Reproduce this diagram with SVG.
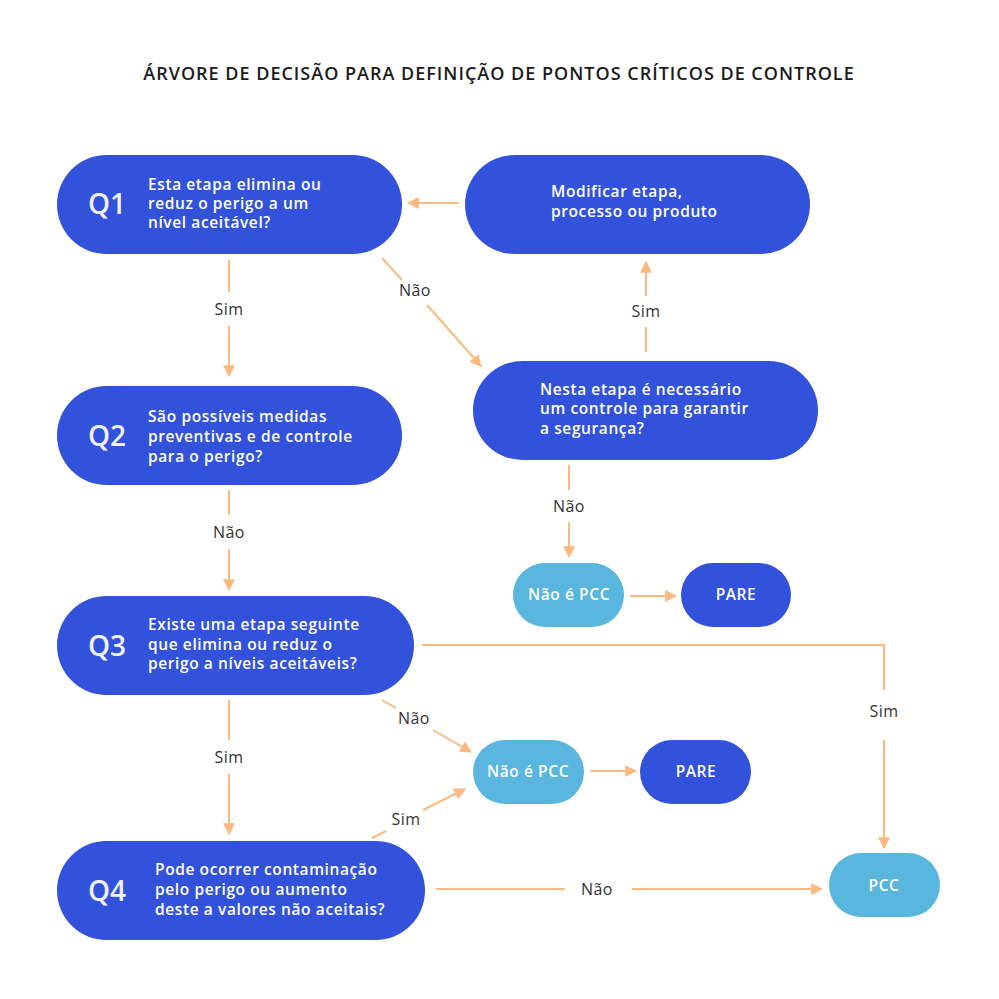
<svg xmlns="http://www.w3.org/2000/svg" width="999" height="999" viewBox="0 0 999 999">
<style>
.dk{fill:#3352DB}
.lt{fill:#59B6DE}
.t{font-family:"Open Sans","Liberation Sans",sans-serif;font-size:15.5px;fill:#fff;font-weight:600;letter-spacing:0.6px}
.q{font-family:"Open Sans","Liberation Sans",sans-serif;font-size:28px;fill:#fff;font-weight:600;opacity:0.92}
.c{text-anchor:middle}
.lbl{font-family:"Open Sans","Liberation Sans",sans-serif;font-size:16px;fill:#333;text-anchor:middle;letter-spacing:0.4px}
.ln{stroke:#FDB97F;stroke-width:2;fill:none}
.title{font-family:"Open Sans","Liberation Sans",sans-serif;font-size:18px;fill:#1a1a1a;text-anchor:middle;font-weight:600;letter-spacing:1px}
</style>
<defs>
<marker id="ah" viewBox="0 0 10 10" refX="9" refY="5" markerWidth="6" markerHeight="6" orient="auto" markerUnits="strokeWidth">
<path d="M0,0 L10,5 L0,10 z" fill="#FDB97F"/>
</marker>
</defs>
<rect width="999" height="999" fill="#fff"/>
<text class="title" x="499" y="80">ÁRVORE DE DECISÃO PARA DEFINIÇÃO DE PONTOS CRÍTICOS DE CONTROLE</text>

<g id="connectors">
<line class="ln" x1="459" y1="203" x2="408" y2="203" marker-end="url(#ah)"/>
<line class="ln" x1="382" y1="258" x2="402" y2="280"/>
<line class="ln" x1="427" y1="305" x2="481" y2="366" marker-end="url(#ah)"/>
<text class="lbl" x="415" y="296">Não</text>
<line class="ln" x1="646" y1="352" x2="646" y2="327"/>
<line class="ln" x1="646" y1="296" x2="646" y2="262" marker-end="url(#ah)"/>
<text class="lbl" x="646" y="317">Sim</text>
<line class="ln" x1="229" y1="260" x2="229" y2="292"/>
<line class="ln" x1="229" y1="326" x2="229" y2="376" marker-end="url(#ah)"/>
<text class="lbl" x="229" y="315">Sim</text>
<line class="ln" x1="229" y1="490" x2="229" y2="515"/>
<line class="ln" x1="229" y1="549" x2="229" y2="590" marker-end="url(#ah)"/>
<text class="lbl" x="229" y="538">Não</text>
<line class="ln" x1="569" y1="465" x2="569" y2="490"/>
<line class="ln" x1="569" y1="522" x2="569" y2="557" marker-end="url(#ah)"/>
<text class="lbl" x="569" y="512">Não</text>
<line class="ln" x1="630" y1="596" x2="676" y2="596" marker-end="url(#ah)"/>
<polyline class="ln" points="422,645 884,645 884,690"/>
<line class="ln" x1="884" y1="740" x2="884" y2="848" marker-end="url(#ah)"/>
<text class="lbl" x="884" y="717">Sim</text>
<line class="ln" x1="382" y1="700" x2="396" y2="708"/>
<line class="ln" x1="433" y1="730" x2="471" y2="752" marker-end="url(#ah)"/>
<text class="lbl" x="414" y="724">Não</text>
<line class="ln" x1="372" y1="838" x2="386" y2="831"/>
<line class="ln" x1="423" y1="810" x2="465" y2="789" marker-end="url(#ah)"/>
<text class="lbl" x="406" y="825">Sim</text>
<line class="ln" x1="229" y1="700" x2="229" y2="740"/>
<line class="ln" x1="229" y1="774" x2="229" y2="834" marker-end="url(#ah)"/>
<text class="lbl" x="229" y="763">Sim</text>
<line class="ln" x1="590" y1="771" x2="636" y2="771" marker-end="url(#ah)"/>
<line class="ln" x1="436" y1="889" x2="565" y2="889"/>
<line class="ln" x1="632" y1="889" x2="822" y2="889" marker-end="url(#ah)"/>
<text class="lbl" x="597" y="895">Não</text>
</g>

<g id="q1">
<rect class="dk" x="57" y="155" width="345" height="99" rx="49.5"/>
<text class="q" x="88" y="214">Q1</text>
<text class="t" x="148" y="190">Esta etapa elimina ou</text>
<text class="t" x="148" y="209">reduz o perigo a um</text>
<text class="t" x="148" y="228">nível aceitável?</text>
</g>
<g id="modificar">
<rect class="dk" x="465" y="155" width="345" height="99" rx="49.5"/>
<text class="t" x="551" y="197">Modificar etapa,</text>
<text class="t" x="551" y="217">processo ou produto</text>
</g>
<g id="q2">
<rect class="dk" x="57" y="386" width="345" height="99" rx="49.5"/>
<text class="q" x="88" y="446">Q2</text>
<text class="t" x="148" y="422">São possíveis medidas</text>
<text class="t" x="148" y="442">preventivas e de controle</text>
<text class="t" x="148" y="462">para o perigo?</text>
</g>
<g id="nesta">
<rect class="dk" x="473" y="361" width="345" height="99" rx="49.5"/>
<text class="t" x="540" y="395">Nesta etapa é necessário</text>
<text class="t" x="540" y="414">um controle para garantir</text>
<text class="t" x="540" y="434">a segurança?</text>
</g>
<g id="naopcc1">
<rect class="lt" x="513" y="563" width="111" height="64" rx="32"/>
<text class="t c" x="569" y="600">Não é PCC</text>
</g>
<g id="pare1">
<rect class="dk" x="681" y="563" width="110" height="64" rx="32"/>
<text class="t c" x="736" y="600">PARE</text>
</g>
<g id="q3">
<rect class="dk" x="57" y="596" width="357" height="99" rx="49.5"/>
<text class="q" x="88" y="656">Q3</text>
<text class="t" x="148" y="630">Existe uma etapa seguinte</text>
<text class="t" x="148" y="650">que elimina ou reduz o</text>
<text class="t" x="148" y="669">perigo a níveis aceitáveis?</text>
</g>
<g id="naopcc2">
<rect class="lt" x="473" y="740" width="111" height="64" rx="32"/>
<text class="t c" x="528" y="777">Não é PCC</text>
</g>
<g id="pare2">
<rect class="dk" x="640" y="740" width="111" height="64" rx="32"/>
<text class="t c" x="696" y="777">PARE</text>
</g>
<g id="q4">
<rect class="dk" x="57" y="841" width="368" height="99" rx="49.5"/>
<text class="q" x="88" y="901">Q4</text>
<text class="t" x="155" y="875">Pode ocorrer contaminação</text>
<text class="t" x="155" y="895">pelo perigo ou aumento</text>
<text class="t" x="155" y="915">deste a valores não aceitais?</text>
</g>
<g id="pcc">
<rect class="lt" x="829" y="853" width="111" height="64" rx="32"/>
<text class="t c" x="884" y="891">PCC</text>
</g>
</svg>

→ **What you have to do**: Retype each line of the listing above word for word. Exclude the pictures.

→ **Worked solution**:
Reproduce this diagram with SVG.
<svg xmlns="http://www.w3.org/2000/svg" width="999" height="999" viewBox="0 0 999 999">
<style>
.dk{fill:#3352DB}
.lt{fill:#59B6DE}
.t{font-family:"Open Sans","Liberation Sans",sans-serif;font-size:15.5px;fill:#fff;font-weight:600;letter-spacing:0.6px}
.q{font-family:"Open Sans","Liberation Sans",sans-serif;font-size:28px;fill:#fff;font-weight:600;opacity:0.92}
.c{text-anchor:middle}
.lbl{font-family:"Open Sans","Liberation Sans",sans-serif;font-size:16px;fill:#333;text-anchor:middle;letter-spacing:0.4px}
.ln{stroke:#FDB97F;stroke-width:2;fill:none}
.title{font-family:"Open Sans","Liberation Sans",sans-serif;font-size:18px;fill:#1a1a1a;text-anchor:middle;font-weight:600;letter-spacing:1px}
</style>
<defs>
<marker id="ah" viewBox="0 0 10 10" refX="9" refY="5" markerWidth="6" markerHeight="6" orient="auto" markerUnits="strokeWidth">
<path d="M0,0 L10,5 L0,10 z" fill="#FDB97F"/>
</marker>
</defs>
<rect width="999" height="999" fill="#fff"/>
<text class="title" x="499" y="80">ÁRVORE DE DECISÃO PARA DEFINIÇÃO DE PONTOS CRÍTICOS DE CONTROLE</text>

<g id="connectors">
<line class="ln" x1="459" y1="203" x2="408" y2="203" marker-end="url(#ah)"/>
<line class="ln" x1="382" y1="258" x2="402" y2="280"/>
<line class="ln" x1="427" y1="305" x2="481" y2="366" marker-end="url(#ah)"/>
<text class="lbl" x="415" y="296">Não</text>
<line class="ln" x1="646" y1="352" x2="646" y2="327"/>
<line class="ln" x1="646" y1="296" x2="646" y2="262" marker-end="url(#ah)"/>
<text class="lbl" x="646" y="317">Sim</text>
<line class="ln" x1="229" y1="260" x2="229" y2="292"/>
<line class="ln" x1="229" y1="326" x2="229" y2="376" marker-end="url(#ah)"/>
<text class="lbl" x="229" y="315">Sim</text>
<line class="ln" x1="229" y1="490" x2="229" y2="515"/>
<line class="ln" x1="229" y1="549" x2="229" y2="590" marker-end="url(#ah)"/>
<text class="lbl" x="229" y="538">Não</text>
<line class="ln" x1="569" y1="465" x2="569" y2="490"/>
<line class="ln" x1="569" y1="522" x2="569" y2="557" marker-end="url(#ah)"/>
<text class="lbl" x="569" y="512">Não</text>
<line class="ln" x1="630" y1="596" x2="676" y2="596" marker-end="url(#ah)"/>
<polyline class="ln" points="422,645 884,645 884,690"/>
<line class="ln" x1="884" y1="740" x2="884" y2="848" marker-end="url(#ah)"/>
<text class="lbl" x="884" y="717">Sim</text>
<line class="ln" x1="382" y1="700" x2="396" y2="708"/>
<line class="ln" x1="433" y1="730" x2="471" y2="752" marker-end="url(#ah)"/>
<text class="lbl" x="414" y="724">Não</text>
<line class="ln" x1="372" y1="838" x2="386" y2="831"/>
<line class="ln" x1="423" y1="810" x2="465" y2="789" marker-end="url(#ah)"/>
<text class="lbl" x="406" y="825">Sim</text>
<line class="ln" x1="229" y1="700" x2="229" y2="740"/>
<line class="ln" x1="229" y1="774" x2="229" y2="834" marker-end="url(#ah)"/>
<text class="lbl" x="229" y="763">Sim</text>
<line class="ln" x1="590" y1="771" x2="636" y2="771" marker-end="url(#ah)"/>
<line class="ln" x1="436" y1="889" x2="565" y2="889"/>
<line class="ln" x1="632" y1="889" x2="822" y2="889" marker-end="url(#ah)"/>
<text class="lbl" x="597" y="895">Não</text>
</g>

<g id="q1">
<rect class="dk" x="57" y="155" width="345" height="99" rx="49.5"/>
<text class="q" x="88" y="214">Q1</text>
<text class="t" x="148" y="190">Esta etapa elimina ou</text>
<text class="t" x="148" y="209">reduz o perigo a um</text>
<text class="t" x="148" y="228">nível aceitável?</text>
</g>
<g id="modificar">
<rect class="dk" x="465" y="155" width="345" height="99" rx="49.5"/>
<text class="t" x="551" y="197">Modificar etapa,</text>
<text class="t" x="551" y="217">processo ou produto</text>
</g>
<g id="q2">
<rect class="dk" x="57" y="386" width="345" height="99" rx="49.5"/>
<text class="q" x="88" y="446">Q2</text>
<text class="t" x="148" y="422">São possíveis medidas</text>
<text class="t" x="148" y="442">preventivas e de controle</text>
<text class="t" x="148" y="462">para o perigo?</text>
</g>
<g id="nesta">
<rect class="dk" x="473" y="361" width="345" height="99" rx="49.5"/>
<text class="t" x="540" y="395">Nesta etapa é necessário</text>
<text class="t" x="540" y="414">um controle para garantir</text>
<text class="t" x="540" y="434">a segurança?</text>
</g>
<g id="naopcc1">
<rect class="lt" x="513" y="563" width="111" height="64" rx="32"/>
<text class="t c" x="569" y="600">Não é PCC</text>
</g>
<g id="pare1">
<rect class="dk" x="681" y="563" width="110" height="64" rx="32"/>
<text class="t c" x="736" y="600">PARE</text>
</g>
<g id="q3">
<rect class="dk" x="57" y="596" width="357" height="99" rx="49.5"/>
<text class="q" x="88" y="656">Q3</text>
<text class="t" x="148" y="630">Existe uma etapa seguinte</text>
<text class="t" x="148" y="650">que elimina ou reduz o</text>
<text class="t" x="148" y="669">perigo a níveis aceitáveis?</text>
</g>
<g id="naopcc2">
<rect class="lt" x="473" y="740" width="111" height="64" rx="32"/>
<text class="t c" x="528" y="777">Não é PCC</text>
</g>
<g id="pare2">
<rect class="dk" x="640" y="740" width="111" height="64" rx="32"/>
<text class="t c" x="696" y="777">PARE</text>
</g>
<g id="q4">
<rect class="dk" x="57" y="841" width="368" height="99" rx="49.5"/>
<text class="q" x="88" y="901">Q4</text>
<text class="t" x="155" y="875">Pode ocorrer contaminação</text>
<text class="t" x="155" y="895">pelo perigo ou aumento</text>
<text class="t" x="155" y="915">deste a valores não aceitais?</text>
</g>
<g id="pcc">
<rect class="lt" x="829" y="853" width="111" height="64" rx="32"/>
<text class="t c" x="884" y="891">PCC</text>
</g>
</svg>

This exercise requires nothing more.